The personal information a company may have can include any sensitive information you have supplied to it – such as your date of birth, address, credit card number (all affected in Yang’s case) – as well as the information it has collected, such as the songs you’ve streamed or the websites you often visit. 

But the real concern with GDPR lies with the speed with which this data can be supplied. The updated subject access right means individuals should be able to get automated access to their data immediately. While it is, of course, convenient for individuals to have such easy access to the information a company holds on them, it also means that, in the case of a hack, other people could have the same incredibly easy access. When logged into some accounts, the function that allows you to request your data may be as simple as clicking on a button. In which case, hackers merely need to figure out your password in order to gain access to everything a company has on you. 

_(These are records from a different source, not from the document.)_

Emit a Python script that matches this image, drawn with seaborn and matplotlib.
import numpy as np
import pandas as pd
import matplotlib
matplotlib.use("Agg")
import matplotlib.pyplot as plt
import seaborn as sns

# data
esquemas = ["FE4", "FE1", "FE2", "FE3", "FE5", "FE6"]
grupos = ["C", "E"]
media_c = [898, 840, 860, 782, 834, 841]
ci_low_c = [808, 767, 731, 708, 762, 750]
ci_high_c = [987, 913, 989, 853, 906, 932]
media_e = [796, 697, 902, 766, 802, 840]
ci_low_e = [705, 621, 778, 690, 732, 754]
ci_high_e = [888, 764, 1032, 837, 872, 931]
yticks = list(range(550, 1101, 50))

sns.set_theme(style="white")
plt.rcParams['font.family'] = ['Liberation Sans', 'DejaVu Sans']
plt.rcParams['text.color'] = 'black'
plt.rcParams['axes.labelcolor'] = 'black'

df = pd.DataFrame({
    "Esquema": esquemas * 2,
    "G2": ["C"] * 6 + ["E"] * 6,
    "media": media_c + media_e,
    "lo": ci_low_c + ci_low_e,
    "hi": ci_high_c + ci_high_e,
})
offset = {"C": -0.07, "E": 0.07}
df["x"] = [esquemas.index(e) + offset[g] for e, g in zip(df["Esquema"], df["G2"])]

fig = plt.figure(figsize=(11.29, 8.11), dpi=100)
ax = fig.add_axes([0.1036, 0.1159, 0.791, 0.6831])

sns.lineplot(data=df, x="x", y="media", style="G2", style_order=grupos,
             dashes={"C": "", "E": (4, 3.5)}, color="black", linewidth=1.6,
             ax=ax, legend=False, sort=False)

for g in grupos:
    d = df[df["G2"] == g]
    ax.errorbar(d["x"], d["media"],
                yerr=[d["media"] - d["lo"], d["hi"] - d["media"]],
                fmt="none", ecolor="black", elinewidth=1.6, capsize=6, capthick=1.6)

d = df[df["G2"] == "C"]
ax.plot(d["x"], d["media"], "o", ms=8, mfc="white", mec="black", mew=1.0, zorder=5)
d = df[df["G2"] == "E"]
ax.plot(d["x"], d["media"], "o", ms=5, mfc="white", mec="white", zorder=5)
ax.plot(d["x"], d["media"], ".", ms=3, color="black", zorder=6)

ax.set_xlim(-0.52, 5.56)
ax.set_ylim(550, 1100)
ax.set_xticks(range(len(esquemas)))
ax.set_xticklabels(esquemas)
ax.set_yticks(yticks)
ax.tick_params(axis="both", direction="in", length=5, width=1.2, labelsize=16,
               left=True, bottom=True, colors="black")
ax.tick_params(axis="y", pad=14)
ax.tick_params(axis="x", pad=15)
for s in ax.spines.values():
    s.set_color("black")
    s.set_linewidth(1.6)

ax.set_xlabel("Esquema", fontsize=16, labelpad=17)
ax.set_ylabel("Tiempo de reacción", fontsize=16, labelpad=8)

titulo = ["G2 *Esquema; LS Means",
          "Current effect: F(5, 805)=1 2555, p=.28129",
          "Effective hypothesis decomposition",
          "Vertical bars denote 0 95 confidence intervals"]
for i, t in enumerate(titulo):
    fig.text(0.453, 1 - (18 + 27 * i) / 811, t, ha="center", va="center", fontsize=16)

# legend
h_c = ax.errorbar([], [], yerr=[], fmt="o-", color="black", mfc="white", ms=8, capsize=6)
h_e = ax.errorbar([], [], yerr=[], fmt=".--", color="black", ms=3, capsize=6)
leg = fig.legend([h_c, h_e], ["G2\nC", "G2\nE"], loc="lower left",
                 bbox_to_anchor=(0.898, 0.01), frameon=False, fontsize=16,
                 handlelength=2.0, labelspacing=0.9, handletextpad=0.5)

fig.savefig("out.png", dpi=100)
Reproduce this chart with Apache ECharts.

In an article for the European Data Protection Law Review entitled “Is the Subject Access Right Now Too Great a Threat to Privacy?”, chief regulatory adviser at Jisc technologies, Andrew Cormack, outlines how the subject access right could come back to bite us. In a world where data regulation is in its earliest, and importantly, most naïve stages, Cormack argues that the ability to immediately gain access to a cache of personal information could be dangerous. The risks, in other words, outweigh the benefits.

“Subject access rights would probably increase the incidence of personal records being accidentally or deliberately opened to unauthorised third parties,” Cormack writes, quoting directly from a Lindop Committee on Data Protection report from 1978. He goes on to argue that the subject access right, while seemingly giving more power to the individual, actually does very little in terms of protecting our data because of the risks it poses. He notes that GDPR’s other elements have made the subject access right marginally more useful, but the risk – where a company holding data can just give it away without having to distinguish whether or not the person requesting it is indeed the person the data concerns – is still painfully high.

One answer to this problem, as Yang posed on Twitter, could be to require companies to implement two-factor authentication. Two-factor authentication is a relatively simple process, merely requiring the data holder to obtain two forms of identification from the individual before releasing their data. In a case like Yang’s, this would mean that after logging in to their Spotify account, the person would have also confirm via text or email that it is indeed them logged in requesting access to their data. (It’s worth noting that Spotify has, in particular, been hounded for years for its lack of two-factor authentication – meaning this has been a problem for the platform well before GDPR).

But companies aren’t entirely to blame for a lack of two-factor authentication. Charities, small organisations, and local businesses can’t practically be expected to know the ins and outs of data security beyond the law, and two-factor authentication is not a legal requirement. Although what Spotify has done, or failed to do, by handing over data to whoever is logged in on an account, could be considered irresponsible, it is in no way illegal – and, in all likelihood, is generally the norm.

Just three months into GDPR, we’re likely to see this type of breach happening more and more often. And until the law changes, we can’t expect companies to have the know-how to tell the difference between releasing your data to you or to someone else.